Hidup ini penuh ironi. Ada orang yang berjuang keras dari nol, jatuh bangun hingga berdarah-darah, lalu akhirnya sukses dan menduduki puncak karier. Namun, justru di puncak itulah mereka tersandung, jatuh, dan tak bisa bangun lagi.
Kita sering melihat berita di media tentang pejabat yang tertangkap tangan oleh aparat penegak hukum. Mereka bukan orang sembarangan, bukan orang yang gagal dalam hidup---
justru mereka adalah orang-orang yang sudah sukses! Posisi puncak telah mereka raih, gaji miliaran masuk rekening setiap bulan. Jika hanya untuk hidup hedon, nongkrong di restoran bintang lima, membeli mobil sport, atau berlibur ke luar negeri, uang mereka jelas lebih dari cukup.
Namun, mengapa mereka masih tergoda untuk korupsi?
Apakah mereka ini "gak kuat drajat"? Seperti kata filosofi Jawa, "Urip iku mung mampir ngombe," alias hidup hanya mampir minum. Tapi apakah karena airnya melimpah, lantas harus minum sebanyak-banyaknya sampai kembung? Apakah mereka berpikir, "Ah, sekali minum, sekalian tenggelam?"

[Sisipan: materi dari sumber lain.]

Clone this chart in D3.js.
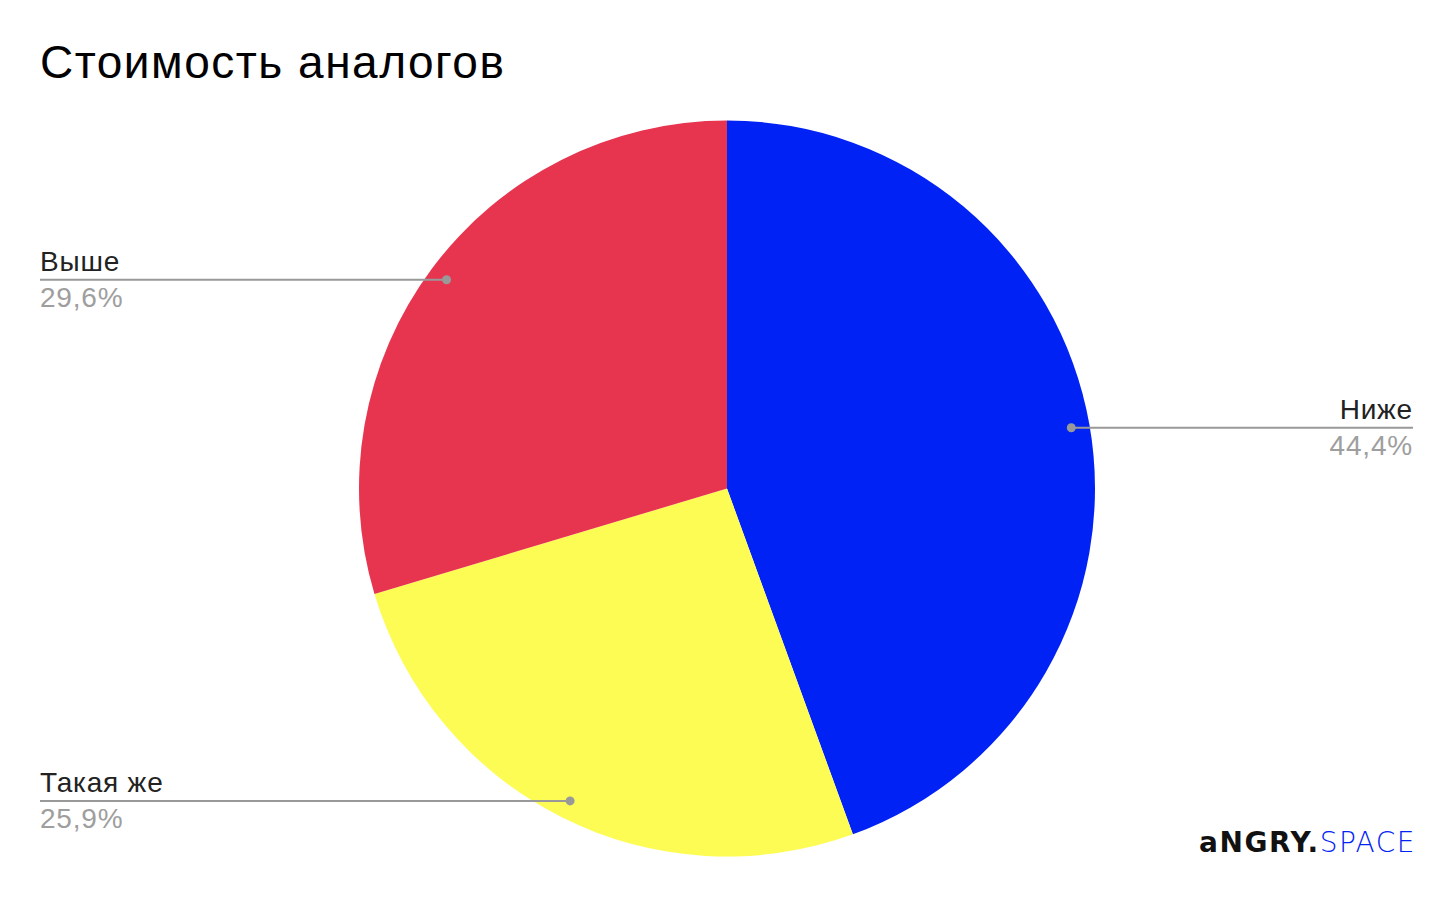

Mari kita telaah fenomena ini dengan lebih santai, sambil menunggu waktu untuk ngabuburit.
You Only Need One, Sekali Korupsi, Selamanya Ketagihan
Korupsi bukan sekadar kejahatan finansial. Ia adalah perangkap psikologis yang, sekali terperosok, sulit untuk keluar. Seorang pejabat yang pertama kali mencicipi uang haram mungkin awalnya ragu.Â
 "Waduh, ini salah nggak ya?" Tapi setelah melihat rekening bertambah tanpa ada konsekuensi langsung, ia mulai berpikir, "Wah, kok enak ya? Sekali lagi deh."
Lalu, boom! Hidupnya berubah total.
Tadinya, naik mobil dinas biasa sudah cukup. Setelah korupsi pertama, mulai melirik mobil Eropa. Tadinya, tinggal di rumah kompleks biasa sudah nyaman, sekarang harus punya vila di Bali. Tadinya, makan sate ayam di pinggir jalan pun nikmat, sekarang tidak bisa kalau bukan steak Wagyu. Dan yang paling gawat, tadinya setia kepada istri, kini mulai terpikir punya "cabang", sekelas artis lagi.